For each type of project management, project managers develop and utilize repeatable templates that are specific to the industry they're dealing with. This allows project plans to become very thorough and highly repeatable, with the specific intent to increase quality, lower delivery costs, and lower time to deliver project results.
Approaches
A 2017 study suggested that the success of any project depends on how well four key aspects are aligned with the contextual dynamics affecting the project, these are referred to as the four P's:- Plan: The planning and forecasting activities.
- Process: The overall approach to all activities and project governance.
- People: Including dynamics of how they collaborate and communicate.
- Power: Lines of authority, decision-makers, organograms, policies for implementation and the like.
Regardless of the methodology employed, careful consideration must be given to the overall project objectives, timeline, and cost, as well as the roles and responsibilities of all participants and stakeholders.

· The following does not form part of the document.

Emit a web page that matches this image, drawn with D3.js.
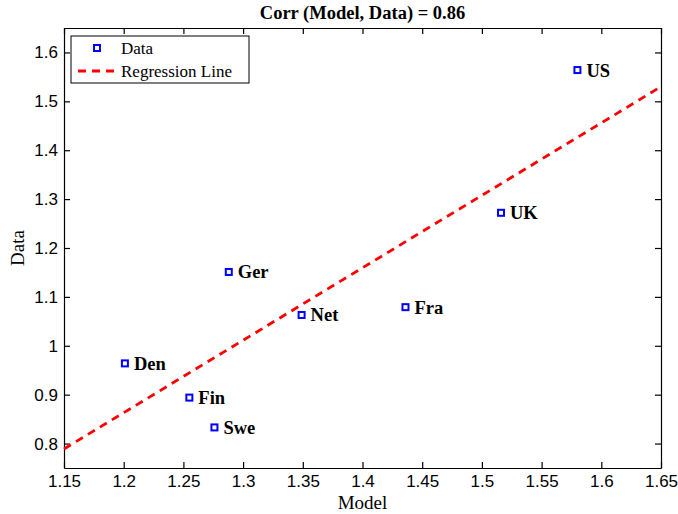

Benefits realization management
Benefits realization management enhances normal project management techniques through a focus on outcomes of a project rather than products or outputs and then measuring the degree to which that is happening to keep a project on track. This can help to reduce the risk of a completed project being a failure by delivering agreed upon requirements i.e. project success but failing to deliver the benefits of those requirements i.e. product success. Note that good requirements management will ensure these benefits are captured as requirements of the project and their achievement monitored throughout the project.In addition, BRM practices aim to ensure the strategic alignment between project outcomes and business strategies. The effectiveness of these practices is supported by recent research evidencing BRM practices influencing project success from a strategic perspective across different countries and industries. These wider effects are called the strategic impact.
An example of delivering a project to requirements might be agreeing to deliver a computer system that will process staff data and manage payroll, holiday, and staff personnel records in shorter times with reduced errors. Under BRM, the agreement might be to achieve a specified reduction in staff hours and errors required to process and maintain staff data after the system installation when compared without the system.